There is constant uncertainty over the direction of the Middle East conflict, given its potential impact on oil prices and global capital markets. Despite this global instability, U.S. stock markets recently surged to record highs but quickly faced selling pressure that pushed them into negative territory. In such conditions, investors must decide whether to adopt a defensive stance or adjust their portfolios—and how.
Dr. Kongkiat Opaswongkarn, Chief Executive Officer of Asia Plus Group Holdings Public Company Limited, stated that amid risks and conflicts, including the war between the U.S., Israel, and Iran which may increase volatility in oil prices and the global economy, the year 2026 shows positive signs as fund flows tend to return to emerging markets, including Thailand. Therefore, investors need to closely follow the situation and adjust their portfolios to prepare for volatility.
This year emphasizes integrating investment perspectives to screen assets, diversify risks, and select products that offer worthwhile returns, protecting and growing clients' wealth in all market conditions.”
Therdsak Tawitherathum, Executive Director of Asia Plus Securities (ASP) said that regarding U.S. stocks, historical data over the past 60 years shows that in years when oil crises occurred, U.S. stock markets typically declined by an average of 18.3%. However, if the economy avoids stagflation, markets usually rebound strongly the following year.
Furthermore, reviewing past war crises, rising oil prices have consistently impacted stock markets. Initially, they tend to cause sharp market corrections, but as oil prices decline toward the end of the period, U.S. stocks typically recover progressively.
In the case of the U.S.-Iran conflict that escalated in February 2026, the impact might be more severe than the previous four oil wars because the attacks target energy production sites, potentially disrupting supply longer than usual. Consequently, the world, especially the U.S. and European Union, may face increased pressure from higher energy costs. Recently, the IMF lowered its global GDP growth forecast for 2026 to 3.1%.
Regarding U.S. stocks, recent short-term rallies pushed indexes to new highs, but the strength remains fragile. The main investment strategy anticipates that if a ceasefire agreement between the U.S. and Iran is reached, reducing tensions, markets will shift to a short-term risk-on mode. This would benefit technology, artificial intelligence, semiconductor chips, consumer, and tourism sectors. However, portfolio allocations should remain balanced to manage potential inflationary pressures due to the war.
As for the Thai stock market, the target index for 2026 remains 1,580 points, assuming a policy interest rate of 1.00%, with a lower boundary of 1,430 points. Downside risks are limited, though volatility is expected to continue.
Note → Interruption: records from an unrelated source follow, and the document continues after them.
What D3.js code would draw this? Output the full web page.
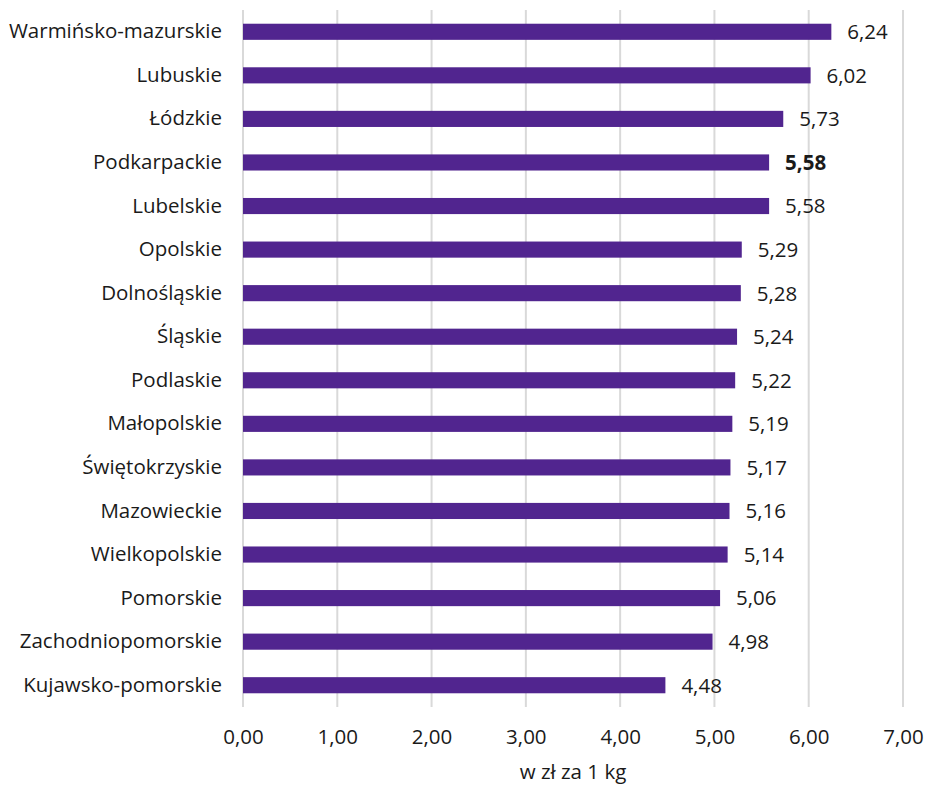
<!DOCTYPE html>
<html>
<head>
<meta charset="utf-8">
<script src="https://cdn.jsdelivr.net/npm/d3@7"></script>
<style>
  body { margin: 0; background: #fff; }
  text { font-family: "Open Sans", "Noto Sans", sans-serif; fill: #1a1a1a; }
</style>
</head>
<body>
<script>
// Regions, top to bottom
const regions = [
  "Warmińsko-mazurskie", "Lubuskie", "Łódzkie", "Podkarpackie", "Lubelskie",
  "Opolskie", "Dolnośląskie", "Śląskie", "Podlaskie", "Małopolskie",
  "Świętokrzyskie", "Mazowieckie", "Wielkopolskie", "Pomorskie",
  "Zachodniopomorskie", "Kujawsko-pomorskie"
];
const prices = [6.24, 6.02, 5.73, 5.58, 5.58, 5.29, 5.28, 5.24, 5.22, 5.19, 5.17, 5.16, 5.14, 5.06, 4.98, 4.48];
const highlighted = ["Podkarpackie"];
const xTicks = [0, 1, 2, 3, 4, 5, 6, 7];
const axisTitle = "w zł za 1 kg";

const width = 926, height = 785;
const margin = { top: 10, right: 23, bottom: 78, left: 243 };
const barColor = "#51258f";
const gridColor = "#d9d9d9";
const fontFamily = "'Open Sans', 'Noto Sans', sans-serif";
const fontSize = 20.5;

const fmt = v => d3.format(".2f")(v).replace(".", ",");

const svg = d3.select("body").append("svg")
  .attr("width", width)
  .attr("height", height);

const x = d3.scaleLinear()
  .domain([0, 7])
  .range([margin.left, width - margin.right]);

const y = d3.scaleBand()
  .domain(regions)
  .range([margin.top, height - margin.bottom])
  .paddingInner(0.63)
  .paddingOuter(0.315);

// Vertical gridlines
svg.append("g")
  .selectAll("line")
  .data(xTicks)
  .join("line")
  .attr("x1", d => x(d))
  .attr("x2", d => x(d))
  .attr("y1", margin.top)
  .attr("y2", height - margin.bottom)
  .attr("stroke", gridColor)
  .attr("stroke-width", 2);

// Bars
svg.append("g")
  .selectAll("rect")
  .data(regions)
  .join("rect")
  .attr("x", x(0))
  .attr("y", d => y(d))
  .attr("width", (d, i) => x(prices[i]) - x(0))
  .attr("height", y.bandwidth())
  .attr("fill", barColor);

// Value labels
svg.append("g")
  .selectAll("text")
  .data(regions)
  .join("text")
  .attr("x", (d, i) => x(prices[i]) + 16)
  .attr("y", d => y(d) + y.bandwidth() / 2)
  .attr("dy", "0.36em")
  .attr("font-size", fontSize)
  .attr("font-weight", d => highlighted.includes(d) ? "bold" : "normal")
  .text((d, i) => fmt(prices[i]));

// Y axis (category labels)
const yAxis = svg.append("g")
  .attr("transform", `translate(${margin.left},0)`)
  .call(d3.axisLeft(y).tickSize(0).tickPadding(21));
yAxis.select(".domain").remove();
yAxis.selectAll("text")
  .attr("font-size", fontSize)
  .style("font-family", fontFamily)
  .attr("fill", "#1a1a1a");

// X axis
const xAxis = svg.append("g")
  .attr("transform", `translate(0,${height - margin.bottom})`)
  .call(d3.axisBottom(x).tickValues(xTicks).tickFormat(fmt).tickSize(0).tickPadding(22));
xAxis.select(".domain").remove();
xAxis.selectAll("text")
  .attr("font-size", fontSize)
  .style("font-family", fontFamily)
  .attr("fill", "#1a1a1a");

// Axis title
svg.append("text")
  .attr("x", (x(0) + x(7)) / 2)
  .attr("y", 779)
  .attr("text-anchor", "middle")
  .attr("font-size", fontSize)
  .text(axisTitle);
</script>
</body>
</html>
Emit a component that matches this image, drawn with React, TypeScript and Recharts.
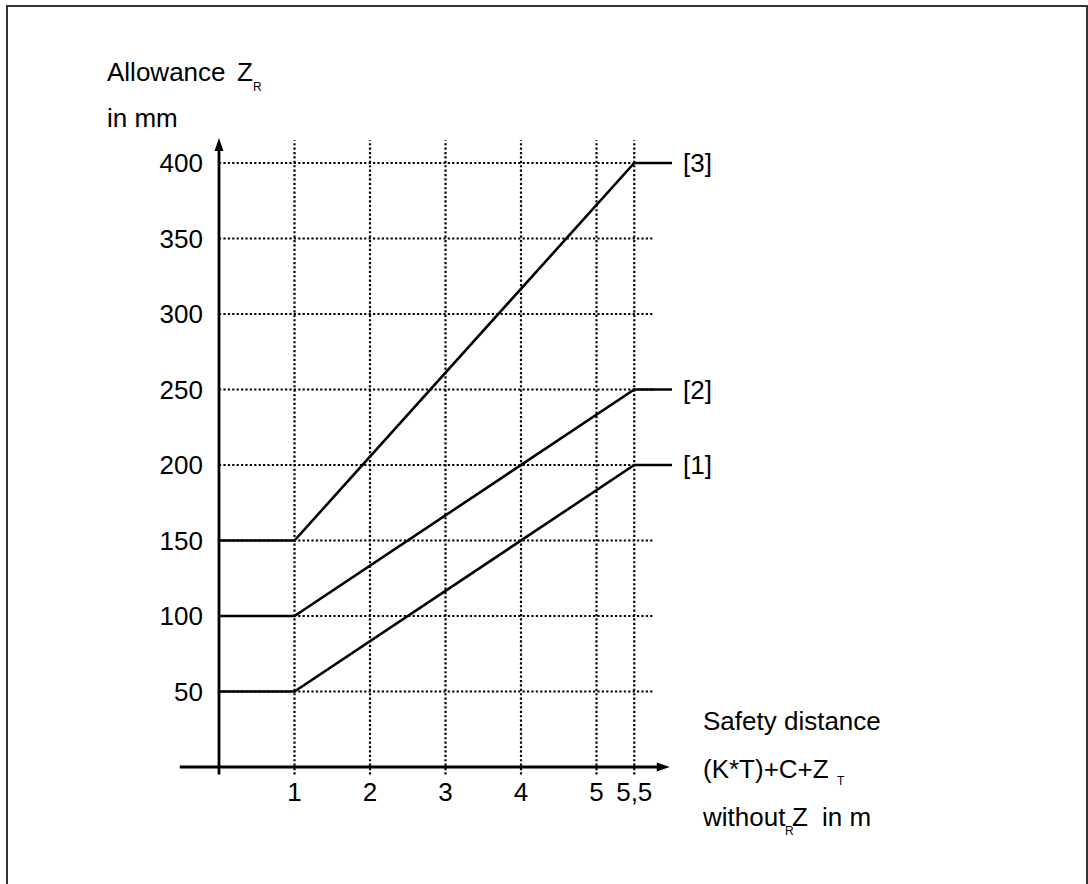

Market profit forecasts stand at 1.2 trillion baht with earnings per share (EPS) of 95 baht.
The SET Index continues to be supported by incoming fund flows and the profit structure of listed Thai companies, mostly in commodity sectors, which helps the market perform well even amid war. Should the conflict move toward negotiations, it would positively affect the Thai stock market going forward. High-dividend stocks remain attractive, with recommended names including KTB, BBL, KBank, GULF, BGRIM, and CPF.
Nonetheless, risks to the Thai stock market persist, especially economic concerns. Thailand's GDP growth for 2026 is projected at 1.5-1.6%, with high public debt levels posing challenges. There is a view that the debt ceiling should be raised above 70% to accommodate fiscal burdens.
Finally, Dr. Kongkiat described Asia Plus's strategic direction for 2026, focusing on wealth management to provide comprehensive advice to clients. Despite increased competition, the Wealth Management business will expand services to meet client needs, including estate planning and family portfolio management tailored to clients' goals.